Print exactly the lines from the first one down to the line containing "const legendHeader = '(x,y)=(0,140)\u00b5m';", both ends included, with no pictures and nothing else.

● **AVAILABLE DATA**:
○ ○ ○ ○ ○
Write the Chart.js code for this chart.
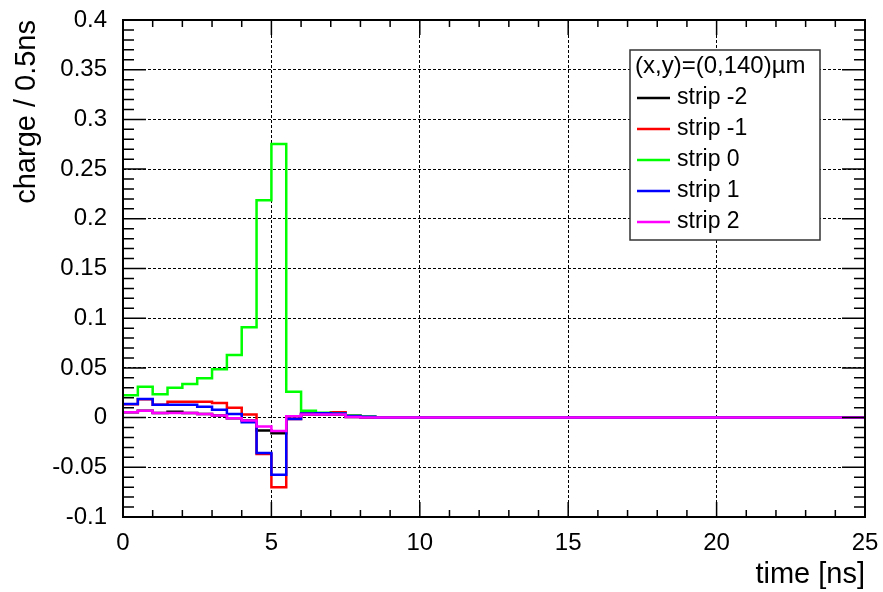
<!DOCTYPE html>
<html>
<head>
<meta charset="utf-8">
<script src="https://cdn.jsdelivr.net/npm/chart.js@4.4.1/dist/chart.umd.min.js"></script>
<style>
  html, body { margin: 0; padding: 0; background: #fff; }
  #wrap { width: 883px; height: 592px; }
</style>
</head>
<body>
<div id="wrap"><canvas id="chart" width="883" height="592"></canvas></div>
<script>
// bin width 0.5 ns, 50 bins from 0 to 25 ns
const binWidth = 0.5;
const xTicks = [0, 5, 10, 15, 20, 25];
const yTicks = [-0.1, -0.05, 0, 0.05, 0.1, 0.15, 0.2, 0.25, 0.3, 0.35, 0.4];
const legendHeader = '(x,y)=(0,140)\u00b5m';

const stripM2 = [0.0053, 0.007, 0.0047, 0.006, 0.0047, 0.0037, 0.002, -0.0007, -0.003, -0.013,
                 -0.0158, 0.0013, 0.003, 0.003, 0.003, 0.0007, 0, 0, 0, 0,
                 0, 0, 0, 0, 0, 0, 0, 0, 0, 0,
                 0, 0, 0, 0, 0, 0, 0, 0, 0, 0,
                 0, 0, 0, 0, 0, 0, 0, 0, 0, 0];
const stripM1 = [0.0135, 0.0185, 0.013, 0.016, 0.016, 0.016, 0.0148, 0.0098, 0.003, -0.0365,
                 -0.070, -0.0013, 0.004, 0.0045, 0.0055, 0.002, 0.0008, 0, 0, 0,
                 0, 0, 0, 0, 0, 0, 0, 0, 0, 0,
                 0, 0, 0, 0, 0, 0, 0, 0, 0, 0,
                 0, 0, 0, 0, 0, 0, 0, 0, 0, 0];
const strip0 = [0.0224, 0.031, 0.0234, 0.030, 0.0338, 0.0395, 0.0486, 0.063, 0.0908, 0.2186,
                0.2753, 0.026, 0.007, 0.005, 0.004, 0.002, 0.001, 0, 0, 0,
                0, 0, 0, 0, 0, 0, 0, 0, 0, 0,
                0, 0, 0, 0, 0, 0, 0, 0, 0, 0,
                0, 0, 0, 0, 0, 0, 0, 0, 0, 0];
const strip1 = [0.0138, 0.0188, 0.013, 0.013, 0.013, 0.011, 0.008, 0.0037, -0.0047, -0.0355,
                -0.0576, -0.0013, 0.004, 0.0045, 0.004, 0.0017, 0.0008, 0, 0, 0,
                0, 0, 0, 0, 0, 0, 0, 0, 0, 0,
                0, 0, 0, 0, 0, 0, 0, 0, 0, 0,
                0, 0, 0, 0, 0, 0, 0, 0, 0, 0];
const strip2 = [0.0053, 0.007, 0.0047, 0.0047, 0.0047, 0.0037, 0.002, -0.0007, -0.003, -0.009,
                -0.0135, 0.0013, 0.003, 0.003, 0.003, 0.0007, 0, 0, 0, 0,
                0, 0, 0, 0, 0, 0, 0, 0, 0, 0,
                0, 0, 0, 0, 0, 0, 0, 0, 0, 0,
                0, 0, 0, 0, 0, 0, 0, 0, 0, 0];

const seriesNames = ['strip -2', 'strip -1', 'strip 0', 'strip 1', 'strip 2'];
const seriesValues = [stripM2, stripM1, strip0, strip1, strip2];
const seriesColors = ['#000000', '#ff0000', '#00ff00', '#0000ff', '#ff00ff'];

// histogram -> step points at bin edges (last bin closed at the right edge)
function toSteps(vals) {
    const pts = vals.map((v, i) => ({ x: i * binWidth, y: v }));
    pts.push({ x: vals.length * binWidth, y: vals[vals.length - 1] });
    return pts;
}

const datasets = seriesNames.map((name, i) => ({
    label: name,
    data: toSteps(seriesValues[i]),
    borderColor: seriesColors[i],
    backgroundColor: seriesColors[i],
    borderWidth: 2.5,
    pointRadius: 0,
    stepped: 'before',
    fill: false,
    order: seriesNames.length - i   // later strips drawn on top, like ROOT
}));

const FONT = '"Liberation Sans", Arial, sans-serif';

// ROOT style frame with ticks on all four sides
const rootFrame = {
    id: 'rootFrame',
    afterDatasetsDraw(chart) {
        const { ctx, chartArea: a, scales: { x, y } } = chart;
        ctx.save();
        ctx.strokeStyle = '#000';
        ctx.lineWidth = 1.5;
        ctx.beginPath();
        for (let v = 0; v <= 25.001; v += 1) {
            const px = x.getPixelForValue(v);
            const len = (Math.round(v) % 5 === 0) ? 15 : 7;
            ctx.moveTo(px, a.bottom); ctx.lineTo(px, a.bottom - len);
            ctx.moveTo(px, a.top); ctx.lineTo(px, a.top + len);
        }
        for (let k = -10; k <= 40; k++) {
            const py = y.getPixelForValue(k / 100);
            const len = (k % 5 === 0) ? 23 : 11;
            ctx.moveTo(a.left, py); ctx.lineTo(a.left + len, py);
            ctx.moveTo(a.right, py); ctx.lineTo(a.right - len, py);
        }
        ctx.stroke();
        ctx.lineWidth = 2;
        ctx.strokeRect(a.left, a.top, a.right - a.left, a.bottom - a.top);
        ctx.restore();
    }
};

// legend box in the upper right of the frame
const rootLegend = {
    id: 'rootLegend',
    afterDraw(chart) {
        const ctx = chart.ctx;
        const bx = 630, by = 50, bw = 190, bh = 190;
        ctx.save();
        ctx.fillStyle = '#fff';
        ctx.fillRect(bx, by, bw, bh);
        ctx.strokeStyle = '#333';
        ctx.lineWidth = 1.5;
        ctx.strokeRect(bx, by, bw, bh);
        ctx.fillStyle = '#000';
        ctx.textBaseline = 'middle';
        ctx.font = '24px ' + FONT;
        ctx.fillText(legendHeader, bx + 5, by + 16);
        ctx.font = '23px ' + FONT;
        seriesNames.forEach((name, i) => {
            const cy = by + 48 + i * 31;
            ctx.strokeStyle = seriesColors[i];
            ctx.lineWidth = 2.5;
            ctx.beginPath();
            ctx.moveTo(bx + 7, cy); ctx.lineTo(bx + 40, cy);
            ctx.stroke();
            ctx.fillStyle = '#000';
            ctx.fillText(name, bx + 47, cy);
        });
        ctx.restore();
    }
};

new Chart(document.getElementById('chart').getContext('2d'), {
    type: 'line',
    data: { datasets: datasets },
    plugins: [rootFrame, rootLegend],
    options: {
        responsive: false,
        animation: false,
        layout: { padding: { top: 20, right: 18, left: 0, bottom: 0 } },
        plugins: { legend: { display: false }, tooltip: { enabled: false } },
        scales: {
            x: {
                type: 'linear',
                min: 0,
                max: 25,
                afterFit(scale) { scale.height = 75; scale.paddingLeft = 0; scale.paddingRight = 0; },
                afterBuildTicks(scale) { scale.ticks = xTicks.map(v => ({ value: v })); },
                ticks: { color: '#000', font: { family: FONT, size: 24 }, padding: 12, maxRotation: 0 },
                grid: { color: '#000', lineWidth: 1, drawTicks: false },
                border: { display: false, dash: [3, 2] },
                title: {
                    display: true, text: 'time [ns]', align: 'end', color: '#000',
                    font: { family: FONT, size: 29 }, padding: { top: 0, bottom: 0 }
                }
            },
            y: {
                min: -0.1,
                max: 0.4,
                afterFit(scale) { scale.width = 123; scale.paddingTop = 0; scale.paddingBottom = 0; },
                afterBuildTicks(scale) { scale.ticks = yTicks.map(v => ({ value: v })); },
                ticks: {
                    color: '#000', font: { family: FONT, size: 24 }, padding: 16,
                    callback: v => String(Number(v.toFixed(2)))
                },
                grid: { color: '#000', lineWidth: 1, drawTicks: false },
                border: { display: false, dash: [3, 2] },
                title: {
                    display: true, text: 'charge / 0.5ns', align: 'end', color: '#000',
                    font: { family: FONT, size: 29 }, padding: { top: 10, bottom: 10 }
                }
            }
        }
    }
});
</script>
</body>
</html>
○ ○ ○ ○ ○
● **EXERCISE RESULT**:
Write the Chart.js code for this chart.
<!DOCTYPE html>
<html>
<head>
<meta charset="utf-8">
<script src="https://cdn.jsdelivr.net/npm/chart.js@4.4.1/dist/chart.umd.min.js"></script>
<style>
  html, body { margin: 0; padding: 0; background: #fff; }
  #wrap { width: 883px; height: 592px; }
</style>
</head>
<body>
<div id="wrap"><canvas id="chart" width="883" height="592"></canvas></div>
<script>
// bin width 0.5 ns, 50 bins from 0 to 25 ns
const binWidth = 0.5;
const xTicks = [0, 5, 10, 15, 20, 25];
const yTicks = [-0.1, -0.05, 0, 0.05, 0.1, 0.15, 0.2, 0.25, 0.3, 0.35, 0.4];
const legendHeader = '(x,y)=(0,140)\u00b5m';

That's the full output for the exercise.